*PROBLEM TO SOLVE*
Write out the listing below exactly, and omit any images you find in it.

※ ※ ※

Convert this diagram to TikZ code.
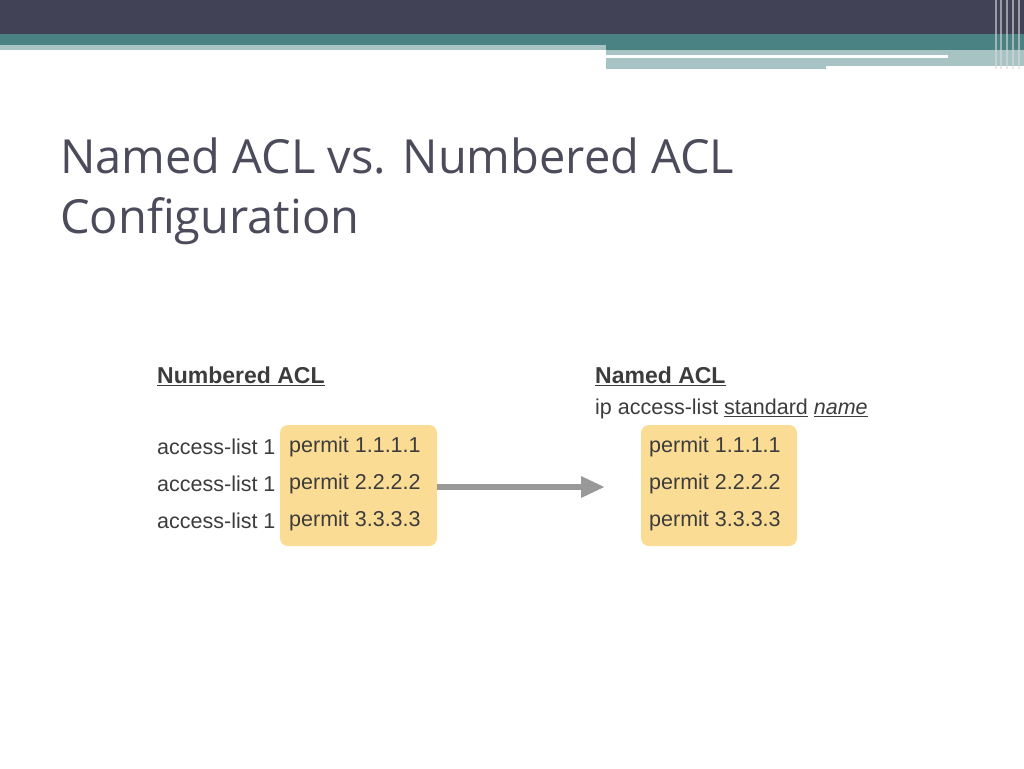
\documentclass[tikz,border=0pt]{standalone}
\usepackage{fontspec}
\setmainfont{Liberation Sans}
\newfontfamily\titlefont{Open Sans}
\usetikzlibrary{positioning,arrows.meta}
\definecolor{barDark}{HTML}{424257}
\definecolor{barTeal}{HTML}{4A8182}
\definecolor{barLight}{HTML}{A7C3C4}
\definecolor{permitFill}{HTML}{FBDC94}
\definecolor{titleGray}{HTML}{4B4B5B}
\definecolor{txtGray}{HTML}{3C3C3C}

\begin{document}
\begin{tikzpicture}[x=1pt,y=-1pt,
    cmd/.style={font=\fontsize{21.5}{24}\selectfont,text=txtGray,inner sep=0pt,anchor=west},
    permitbox/.style={fill=permitFill,rounded corners=8pt},
    head/.style={font=\bfseries\fontsize{23}{26}\selectfont,text=txtGray,inner sep=0pt,anchor=west}]

  \useasboundingbox (0,0) rectangle (1024,768);
  % header bars
  \fill[barDark] (0,0) rectangle (1024,34);
  \fill[barTeal] (0,34) rectangle (1024,45);
  \fill[barLight] (0,45) rectangle (606,50);
  \fill[barTeal] (606,45) rectangle (1024,50);
  \fill[barLight] (606,50) rectangle (1024,66);
  \fill[white] (606,55) rectangle (948,58);
  \fill[barLight] (606,58) rectangle (826,69);
  \foreach \xx in {995,1000,1006,1012,1018}
    \fill[white!70!gray,opacity=0.6] (\xx,0) rectangle (\xx+2,69);

  % title
  \node[font=\titlefont\fontsize{47}{60}\selectfont,text=titleGray,anchor=north west,
        align=left,inner sep=0pt] (title) at (60,138) {Named ACL vs. Numbered ACL\\Configuration};

  % boxes
  \fill[permitbox] (280,425) rectangle (437,546);
  \fill[permitbox] (641,425) rectangle (797,546);
  \coordinate (boxL) at (437,487);
  \coordinate (boxR) at (605,487);
  \draw[line width=6pt,gray!80,-{Triangle[length=24pt,width=20pt]}] (boxL) -- (boxR);

  % numbered side
  \node[head] (numhead) at (157,376) {\underline{Numbered ACL}};
  \foreach \i/\yy in {1/447,2/484,3/521}{
    \node[cmd] (acl\i) at (157,\yy) {access-list 1};
    \node[cmd] (pl\i) at (289,\yy) {permit \i.\i.\i.\i};
  }

  % named side
  \node[head] (namhead) at (595,376) {\underline{Named ACL}};
  \node[cmd] (ipacl) at (595,409) {ip access-list \underline{standard} \underline{\itshape name}};
  \foreach \i/\yy in {1/447,2/484,3/521}
    \node[cmd] (pr\i) at (649,\yy) {permit \i.\i.\i.\i};
\end{tikzpicture}
\end{document}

※ ※ ※

*SOLUTION TO THIS PROBLEM*
Convert this diagram to TikZ code.
\documentclass[tikz,border=0pt]{standalone}
\usepackage{fontspec}
\setmainfont{Liberation Sans}
\newfontfamily\titlefont{Open Sans}
\usetikzlibrary{positioning,arrows.meta}
\definecolor{barDark}{HTML}{424257}
\definecolor{barTeal}{HTML}{4A8182}
\definecolor{barLight}{HTML}{A7C3C4}
\definecolor{permitFill}{HTML}{FBDC94}
\definecolor{titleGray}{HTML}{4B4B5B}
\definecolor{txtGray}{HTML}{3C3C3C}

\begin{document}
\begin{tikzpicture}[x=1pt,y=-1pt,
    cmd/.style={font=\fontsize{21.5}{24}\selectfont,text=txtGray,inner sep=0pt,anchor=west},
    permitbox/.style={fill=permitFill,rounded corners=8pt},
    head/.style={font=\bfseries\fontsize{23}{26}\selectfont,text=txtGray,inner sep=0pt,anchor=west}]

  \useasboundingbox (0,0) rectangle (1024,768);
  % header bars
  \fill[barDark] (0,0) rectangle (1024,34);
  \fill[barTeal] (0,34) rectangle (1024,45);
  \fill[barLight] (0,45) rectangle (606,50);
  \fill[barTeal] (606,45) rectangle (1024,50);
  \fill[barLight] (606,50) rectangle (1024,66);
  \fill[white] (606,55) rectangle (948,58);
  \fill[barLight] (606,58) rectangle (826,69);
  \foreach \xx in {995,1000,1006,1012,1018}
    \fill[white!70!gray,opacity=0.6] (\xx,0) rectangle (\xx+2,69);

  % title
  \node[font=\titlefont\fontsize{47}{60}\selectfont,text=titleGray,anchor=north west,
        align=left,inner sep=0pt] (title) at (60,138) {Named ACL vs. Numbered ACL\\Configuration};

  % boxes
  \fill[permitbox] (280,425) rectangle (437,546);
  \fill[permitbox] (641,425) rectangle (797,546);
  \coordinate (boxL) at (437,487);
  \coordinate (boxR) at (605,487);
  \draw[line width=6pt,gray!80,-{Triangle[length=24pt,width=20pt]}] (boxL) -- (boxR);

  % numbered side
  \node[head] (numhead) at (157,376) {\underline{Numbered ACL}};
  \foreach \i/\yy in {1/447,2/484,3/521}{
    \node[cmd] (acl\i) at (157,\yy) {access-list 1};
    \node[cmd] (pl\i) at (289,\yy) {permit \i.\i.\i.\i};
  }

  % named side
  \node[head] (namhead) at (595,376) {\underline{Named ACL}};
  \node[cmd] (ipacl) at (595,409) {ip access-list \underline{standard} \underline{\itshape name}};
  \foreach \i/\yy in {1/447,2/484,3/521}
    \node[cmd] (pr\i) at (649,\yy) {permit \i.\i.\i.\i};
\end{tikzpicture}
\end{document}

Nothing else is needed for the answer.